Andy Wong sat across from his business fraternity mentor in the bustling Westwood ShopHouse last week, asking for career guidance over a steaming bowl of rice.
His mentor’s advice was simple: Do something you’re passionate about.
Second-year political science student Wong listened to this advice and decided to use his love of photography to help UCLA students by taking free professional photos around campus for their LinkedIn profiles. Since posting on the Facebook page “Free & For Sale” on Wednesday, over 60 students have signed up for a 10-minute session with Wong.
Wong said he and his mentor agreed some of the best things in life are free. Because taking these pictures does not take up much of his time, Wong offers his services without charge.
“If I’m doing you a favor and it’s going to help you become a better person or do something more with your life, then I’m not going to charge,” Wong said.
Wong bought his first camera as a sophomore in high school. He began taking photos of friends during school dances, slowly building his portfolio as he developed his skill set and explored his style, which he said uses minimal editing. As a junior, his friends began paying him for homecoming and prom pictures.
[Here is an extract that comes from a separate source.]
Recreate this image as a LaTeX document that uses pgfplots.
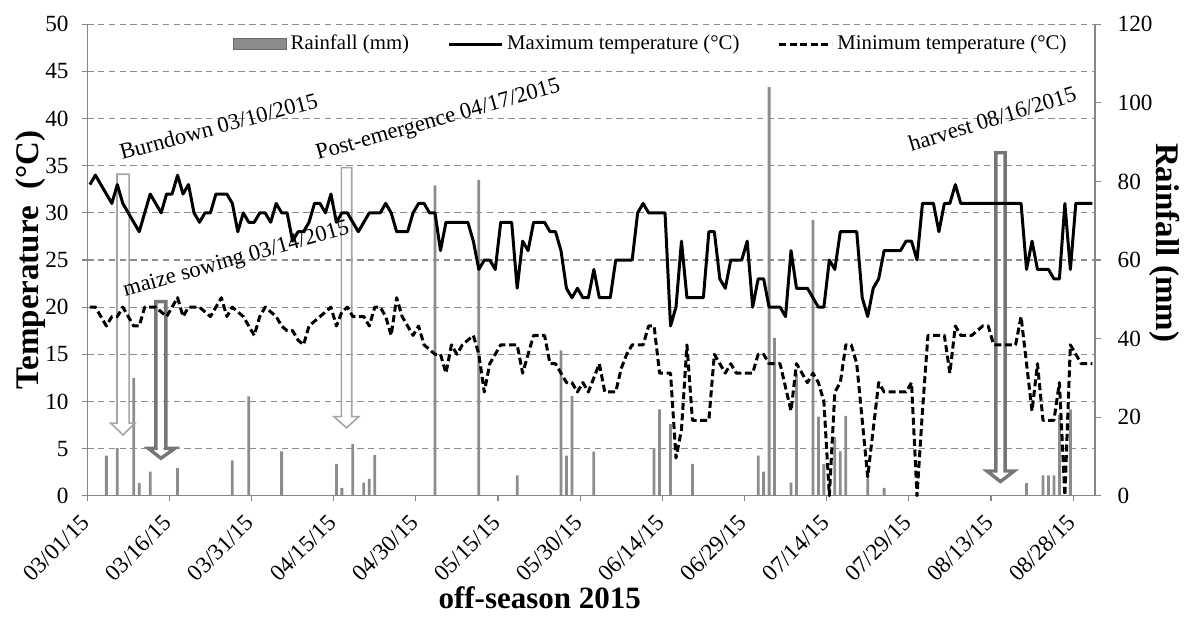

“I realized that there was such a business in it,” Wong said. “Everyone wants nice pictures.”
Although he charged for photographing his high school’s events, Wong said he wasn’t interested in the money and views free photo shoots as a way to gain experience.
Because he loves talking to and learning about people, Wong said he enjoys taking portraits.
“You can take a picture of a landscape, but it’s always going to be there,” Wong said. “But taking pictures of emotions, capturing that, capturing happiness, posing them — in a way you’re helping them build their own confidence.”
This year, Wong began taking composite photos for members of his business fraternity, Alpha Kappa Psi, to use during rush spring quarter. Debbie Chuang, a second-year political science student and member of Alpha Kappa Psi, said Wong’s creativity combined with the architecture on campus made the photos look professional.
After his mentor Willy Huang, a UCLA alumnus and former member of Alpha Kappa Psi, encouraged Wong to pursue his passions, Wong offered to take free professional photos for students outside his fraternity.
Nelson Gee, a third-year business economics student, accepted Wong’s offer after hearing about his photos through a floormate. He said he was drawn to Wong because he thought his photos were elegant and professional, and because they were free.
While students like Gee are happy to have free photos, Wong received several critical messages from other UCLA student photographers. They explained they felt conflicted by his decision to offer his work for free and felt he did not value his art.
Wong said he never thought taking free photos could give the impression photography is cheap. He said if he were to take a photo of a landscape, he wouldn’t receive compensation and doesn’t see a problem offering his services for free as long as customers are polite and courteous of his time.
Wong said taking these students’ photos helps him build his portfolio, which brings him closer to his dream of pursuing travel photography full-time and capturing experiences in cities around the globe.
“Photography is like anything,” Wong said. “It’s an art; you can choose to do it for free, you can choose to share with people.”